Danes call these 'wienerbroed' (Viennese bread) because the technique came from Austrian bakers in the 1840s.
The Story Behind Wienerbroed
The Story: Wienerbroed, meaning Viennese bread, is the Danish laminated pastry known worldwide simply as the Danish. The technique of folding butter into yeast dough to create flaky, layered pastry arrived in Denmark in the 1840s when Austrian bakers were brought to Copenhagen during a bakery workers' strike. Danish bakers adopted and transformed the technique, creating distinctive shapes filled with custard, remonce (butter, sugar, and cinnamon paste), marzipan, and fruit preserves. The irony that Denmark's most famous pastry is named after Vienna, while Austrians call a similar pastry Kopenhagener, reflects the shared heritage.
On the Calendar: Wienerbroed is a daily indulgence in Denmark, eaten at breakfast, with afternoon coffee, and as a weekend treat. Special occasions call for elaborate pastry platters, and no Danish birthday or workplace celebration is complete without a visit from the bakery.
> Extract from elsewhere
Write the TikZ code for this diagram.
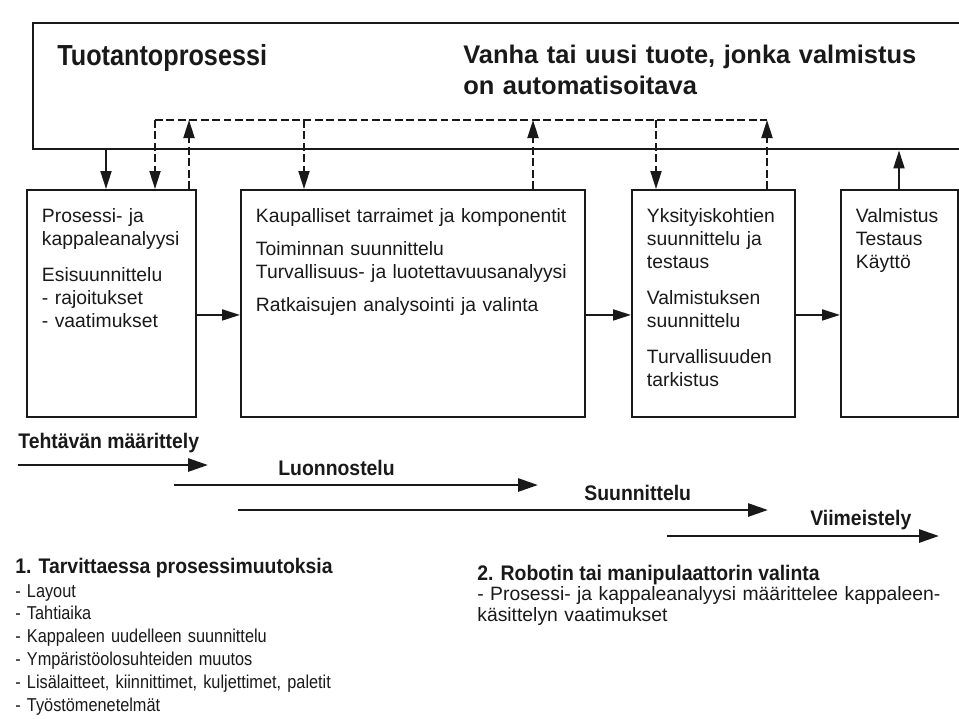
\documentclass[tikz,border=0pt]{standalone}
\usepackage{fontspec}
\setmainfont{Liberation Sans}
\newfontfamily\titlefam[FakeStretch=0.87]{Liberation Sans}
\newfontfamily\labelfam[FakeStretch=0.92]{Liberation Sans}
\newfontfamily\listfam[FakeStretch=0.875]{Liberation Sans}
\usepackage{tikz}
\usetikzlibrary{arrows.meta, positioning, calc}
\definecolor{ink}{RGB}{25,25,25}
\tikzset{
  procbox/.style={rectangle, draw=ink, line width=1.4pt,
    minimum width=19.16cm, minimum height=2.52cm, inner sep=0pt},
  stagebox/.style={rectangle, draw=ink, line width=1.1pt, align=left,
    inner xsep=0.3cm, inner ysep=0.36cm, text height=0.3cm, text depth=3.52cm,
    font=\fontsize{11}{13}\selectfont, text=ink},
  titlelbl/.style={font=\titlefam\bfseries\fontsize{16.5}{19}\selectfont,
    inner sep=0pt, text=ink},
  subjlbl/.style={font=\bfseries\fontsize{14.5}{17.6}\selectfont, align=left,
    text width=9.5cm, inner sep=0pt, text=ink},
  phaselbl/.style={font=\labelfam\bfseries\fontsize{12}{14}\selectfont,
    inner sep=0pt, text=ink},
  listtxt/.style={font=\listfam\fontsize{10.6}{13.04}\selectfont, align=left,
    text width=7cm, inner sep=0pt, text=ink},
  bodytxt/.style={font=\fontsize{11}{12.5}\selectfont, align=left,
    text width=9.6cm, inner sep=0pt, text=ink},
  arrow/.style={-{Triangle[length=3.6mm,width=2.2mm]}, line width=1.1pt, color=ink},
  dasharrow/.style={arrow, dash pattern=on 4.5pt off 2pt},
  dashline/.style={line width=1.1pt, color=ink, dash pattern=on 4.5pt off 2pt},
  phasearrow/.style={-{Triangle[length=4mm,width=2.6mm]}, line width=1.6pt, color=ink}
}
\begin{document}
\begin{tikzpicture}[x=0.02cm, y=-0.02cm]
  \useasboundingbox (0,0) rectangle (959,718);

  % production process (open to the right)
  \node[procbox, anchor=north west] (proc) at (32,22) {};
  \node[titlelbl, anchor=base west] (title) at (57,65) {Tuotantoprosessi};
  \node[subjlbl, anchor=base west] (subj) at (463,63.5)
    {Vanha tai uusi tuote, jonka valmistus\\on automatisoitava};

  % stages
  \node[stagebox, text width=2.78cm, anchor=north west] (s1) at (26,189)
    {Prosessi- ja\\kappaleanalyysi\\[0.26cm]Esisuunnittelu\\- rajoitukset\\- vaatimukset};
  \node[stagebox, text width=6.28cm, anchor=north west] (s2) at (240,189)
    {Kaupalliset tarraimet ja komponentit\\[0.2cm]Toiminnan suunnittelu\\Turvallisuus- ja luotettavuusanalyysi\\[0.2cm]Ratkaisujen analysointi ja valinta};
  \node[stagebox, text width=2.66cm, anchor=north west] (s3) at (631,189)
    {Yksityiskohtien\\suunnittelu ja\\testaus\\[0.26cm]Valmistuksen\\suunnittelu\\[0.26cm]Turvallisuuden\\tarkistus};
  \node[stagebox, text width=1.74cm, anchor=north west] (s4) at (840,189)
    {Valmistus\\Testaus\\Käyttö};

  \draw[arrow] ([yshift=-0.23cm]s1.east) -- ([yshift=-0.23cm]s2.west);
  \draw[arrow] ([yshift=-0.23cm]s2.east) -- ([yshift=-0.23cm]s3.west);
  \draw[arrow] ([yshift=-0.23cm]s3.east) -- ([yshift=-0.23cm]s4.west);

  % feedback
  \coordinate (busL) at (155,120);
  \coordinate (busR) at (767,120);
  \draw[dashline] (busL) -- (busR);
  \draw[arrow] (proc.south -| 106,0) -- (s1.north -| 106,0);
  \draw[dasharrow] (busL) -- (s1.north -| busL);
  \draw[dasharrow] (s1.north -| 189,0) -- (busL -| 189,0);
  \draw[dasharrow] (busL -| 304,0) -- (s2.north -| 304,0);
  \draw[dasharrow] (s2.north -| 533,0) -- (busL -| 533,0);
  \draw[dasharrow] (busL -| 656,0) -- (s3.north -| 656,0);
  \draw[dasharrow] (s3.north -| busR) -- (busR);
  \draw[arrow] (s4.north -| 899,0) -- (proc.south -| 899,0);

  % phases
  \coordinate (p1a) at (18,465);  \coordinate (p1b) at (208,465);
  \coordinate (p2a) at (174,485); \coordinate (p2b) at (538,485);
  \coordinate (p3a) at (238,510); \coordinate (p3b) at (768,510);
  \coordinate (p4a) at (667,536); \coordinate (p4b) at (939,536);
  \draw[phasearrow] (p1a) -- (p1b);
  \draw[phasearrow] (p2a) -- (p2b);
  \draw[phasearrow] (p3a) -- (p3b);
  \draw[phasearrow] (p4a) -- (p4b);
  \node[phaselbl, anchor=base west] (ph1) at (18,448) {Tehtävän määrittely};
  \node[phaselbl, anchor=base west] (ph2) at (278,475.5) {Luonnostelu};
  \node[phaselbl, anchor=base west] (ph3) at (584,500.5) {Suunnittelu};
  \node[phaselbl, anchor=base west] (ph4) at (810,525.5) {Viimeistely};

  % notes
  \node[phaselbl, anchor=base west] (n1) at (15,573) {1. Tarvittaessa prosessimuutoksia};
  \node[listtxt, anchor=base west] (n1list) at (15,597)
    {- Layout\\- Tahtiaika\\- Kappaleen uudelleen suunnittelu\\- Ympäristöolosuhteiden muutos\\- Lisälaitteet, kiinnittimet, kuljettimet, paletit\\- Työstömenetelmät};
  \node[phaselbl, anchor=base west] (n2) at (477,580) {2. Robotin tai manipulaattorin valinta};
  \node[bodytxt, anchor=base west] (n2txt) at (477,600)
    {- Prosessi- ja kappaleanalyysi määrittelee kappaleen-\\käsittelyn vaatimukset};
\end{tikzpicture}
\end{document}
Then & Now: Industrial production has made Danish pastries ubiquitous worldwide, but Danish artisan bakeries maintain the labor-intensive hand-lamination process that produces superior flakiness. The New Nordic movement has inspired bakers to incorporate local grains, seasonal fruits, and heritage butter.
Legacy: The Danish pastry demonstrates how cultural exchange creates something greater than its origins, a Viennese technique perfected by Danish hands into one of the world's most beloved breakfast pastries.